Trump Hits Back at Pelosi, Threatening Her Trip to See Troops – The New York Times

Democrats, newly in control of the House and eager to use their power to challenge Mr. Trump, vowed that they would not be bullied into scrapping the trip altogether.

“We’re not going to allow the president of the United States to tell the Congress it can’t fulfill its oversight responsibilities, it can’t ensure that our troops have what they need whether our government is open or closed,” said Representative Adam B. Schiff of California, the chairman of the intelligence panel.

“We are a coequal branch of government,” Mr. Schiff said, suggesting that the president apparently did not understand the new reality in Washington. “It may not have been that way with the past two years when he had a Republican Congress willing to roll over anytime he asked, but that is no longer the case.”

Mr. Schiff was on the bus outside the Rayburn House Office Building near the Capitol when Mr. Trump fired off his letter, along with Representative Eliot L. Engel, Democrat of New York and the chairman of the Foreign Affairs Committee, and several other lawmakers in what made for an unusual tableau.

Instead of heading for Joint Base Andrews and boarding a military plane, the lawmakers sat stunned on their bus, unsure of what to do next, until it eventually drove slowly to the Capitol driveway — some journalists jogging or riding electric scooters to keep up — to disgorge its perplexed passengers. At one point, the House sergeant-at-arms, the chamber’s chief law enforcement officer, turned up to puzzle over the security arrangements for the lawmakers, whose secret travel plans were now public. And the speaker, holed up in her office with aides as reporters mixed near the Rotunda with tourists oblivious to the drama, calmly plotted her next steps.

In the hallway one floor below, Representative Steny H. Hoyer of Maryland, the majority leader, sputtered with anger.

“It’s petty, it’s small, it’s vindictive,” Mr. Hoyer said. “It is unbecoming of a president of the United States, but it is unfortunately a daily occurrence.”
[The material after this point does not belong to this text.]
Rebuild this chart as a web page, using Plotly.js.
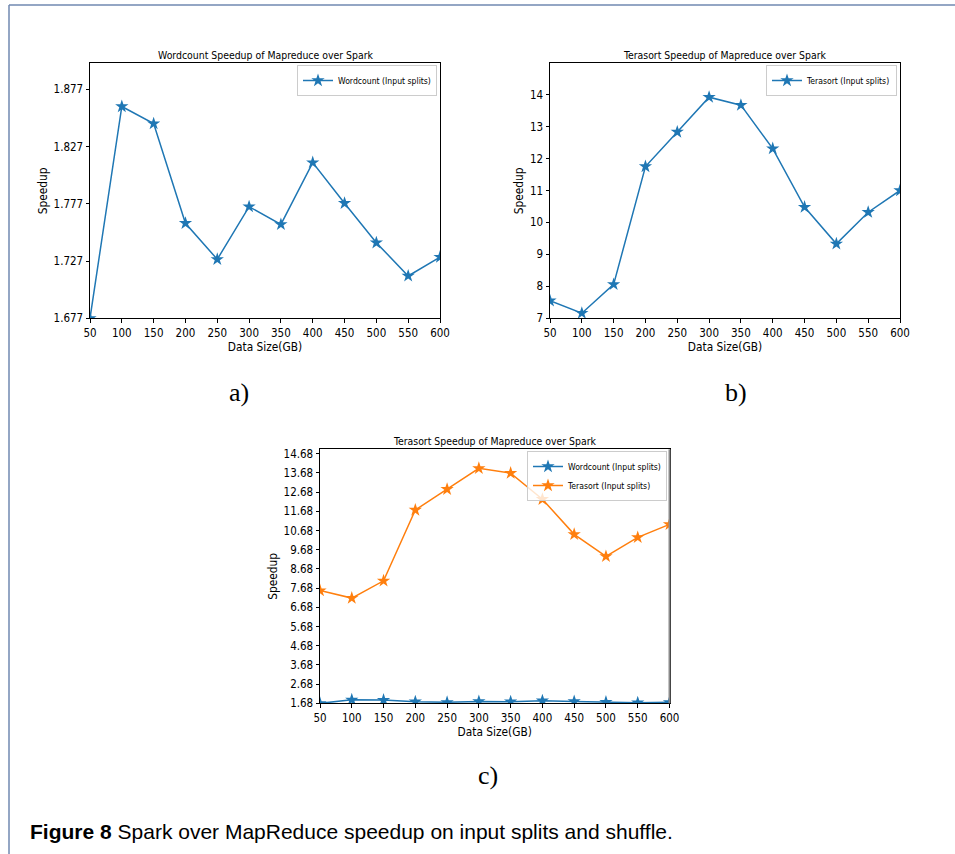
<!DOCTYPE html>
<html><head><meta charset="utf-8">
<script src="https://cdn.plot.ly/plotly-3.0.1.min.js"></script>
<style>html,body{margin:0;padding:0;background:#fff;}#chart{width:955px;height:854px;}</style>
</head><body><div id="chart"></div><script>
// ---- data ----
const dataSizes = [50, 100, 150, 200, 250, 300, 350, 400, 450, 500, 550, 600];
const wordcountSpeedup = [1.677, 1.862, 1.847, 1.760, 1.7285, 1.7745, 1.759, 1.813, 1.7775, 1.743, 1.714, 1.7305];
const terasortSpeedup = [7.55, 7.16, 8.06, 11.75, 12.83, 13.92, 13.67, 12.31, 10.48, 9.33, 10.32, 11.00];
const wordcountName = 'Wordcount (Input splits)';
const terasortName = 'Terasort (Input splits)';
const titleA = 'Wordcount Speedup of Mapreduce over Spark';
const titleB = 'Terasort Speedup of Mapreduce over Spark';
const titleC = 'Terasort Speedup of Mapreduce over Spark';
const xTitle = 'Data Size(GB)';
const yTitle = 'Speedup';
const caption = '<b>Figure 8</b> Spark over MapReduce speedup on input splits and shuffle.';
const panelLabels = ['a)', 'b)', 'c)'];

// ---- layout helpers ----
const W = 955, H = 854;
const px = v => v / W;
const py = v => 1 - v / H;
const blue = '#1f77b4', orange = '#ff7f0e';
const condensed = 'DejaVu Sans Condensed, DejaVu Sans';
const tickFont = {family: condensed, size: 11.5, color: '#000'};
const axTitleFont = {family: condensed, size: 11.8, color: '#000'};

function axis(domain, extra) {
  return Object.assign({
    domain: domain, showline: true, linecolor: '#000', linewidth: 1, mirror: true,
    ticks: 'outside', ticklen: 3.5, tickwidth: 1, tickcolor: '#000',
    showgrid: false, zeroline: false, tickfont: tickFont, fixedrange: true
  }, extra);
}
function xAx(domain, anchor) {
  return axis(domain, {anchor: anchor, range: [50, 600], tickvals: dataSizes,
    title: {text: xTitle, font: axTitleFont, standoff: 2}});
}
function yAx(domain, anchor, extra) {
  return axis(domain, Object.assign({anchor: anchor,
    title: {text: yTitle, font: axTitleFont, standoff: 3}}, extra));
}
function legendAt(rightPx, topPx) {
  return {x: px(rightPx), y: py(topPx), xanchor: 'right', yanchor: 'top',
    bgcolor: 'rgba(255,255,255,0.8)', bordercolor: '#cccccc', borderwidth: 1,
    font: {family: condensed, size: 8.6, color: '#000'}, itemwidth: 30, tracegroupgap: 0};
}
function series(y, name, color, xa, ya, leg) {
  return {x: dataSizes, y: y, name: name, type: 'scatter', mode: 'lines+markers',
    line: {color: color, width: 1.5}, marker: {symbol: 'star', size: 10, color: color},
    xaxis: xa, yaxis: ya, legend: leg, showlegend: true, cliponaxis: true};
}

const traces = [
  series(wordcountSpeedup, wordcountName, blue, 'x', 'y', 'legend'),
  series(terasortSpeedup, terasortName, blue, 'x2', 'y2', 'legend2'),
  series(wordcountSpeedup, wordcountName, blue, 'x3', 'y3', 'legend3'),
  series(terasortSpeedup, terasortName, orange, 'x3', 'y3', 'legend3')
];

const titleFont = {family: condensed, size: 10.4, color: '#000'};
const labelFont = {family: 'Liberation Serif', size: 26, color: '#000'};
function ann(text, x, y, font, xanchor) {
  return {text: text, x: px(x), y: py(y), xref: 'paper', yref: 'paper', showarrow: false,
    xanchor: xanchor || 'center', yanchor: 'middle', font: font};
}

const layout = {
  width: W, height: H, margin: {l: 0, r: 0, t: 0, b: 0},
  paper_bgcolor: '#fff', plot_bgcolor: '#fff',
  xaxis: xAx([px(90), px(440)], 'y'),
  yaxis: yAx([py(318.3), py(63.3)], 'x', {range: [1.677, 1.8997], tick0: 1.677, dtick: 0.05, tickformat: '.3f'}),
  xaxis2: xAx([px(550), px(900)], 'y2'),
  yaxis2: yAx([py(318.3), py(63.3)], 'x2', {range: [7, 14.98], tick0: 7, dtick: 1}),
  xaxis3: xAx([px(320), px(669.5)], 'y3'),
  yaxis3: yAx([py(703.3), py(449.3)], 'x3', {range: [1.68, 14.91], tick0: 1.68, dtick: 1, tickformat: '.2f'}),
  legend: legendAt(437, 65),
  legend2: legendAt(897, 65),
  legend3: legendAt(667, 451),
  annotations: [
    ann(titleA, 265, 55, titleFont),
    ann(titleB, 725, 55, titleFont),
    ann(titleC, 495, 440.7, titleFont),
    ann(panelLabels[0], 239, 393, labelFont),
    ann(panelLabels[1], 736, 393, labelFont),
    ann(panelLabels[2], 488, 775, labelFont),
    ann(caption, 28, 831, {family: 'Liberation Sans', size: 21, color: '#000'}, 'left')
  ],
  shapes: [
    {type: 'line', xref: 'paper', yref: 'paper', x0: px(9), x1: 1, y0: py(5), y1: py(5), line: {color: '#7089b0', width: 1.5}},
    {type: 'line', xref: 'paper', yref: 'paper', x0: px(9), x1: px(9), y0: py(5), y1: 0, line: {color: '#7089b0', width: 1.5}},
    {type: 'line', xref: 'x3 domain', yref: 'y3 domain', x0: 1, x1: 1, y0: 0, y1: 1, line: {color: '#8a8a8a', width: 2}}
  ]
};

Plotly.newPlot('chart', traces, layout, {displayModeBar: false, staticPlot: true});
</script></body></html>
White House officials — including Mick Mulvaney, the acting chief of staff — had been irked by Ms. Pelosi’s invocation of security concerns as her premise for urging Mr. Trump to move his speech, and sought to put her in her place after she had emphasized that she represented a coequal branch in governing, according to aides who spoke on the condition of anonymity to describe internal discussions.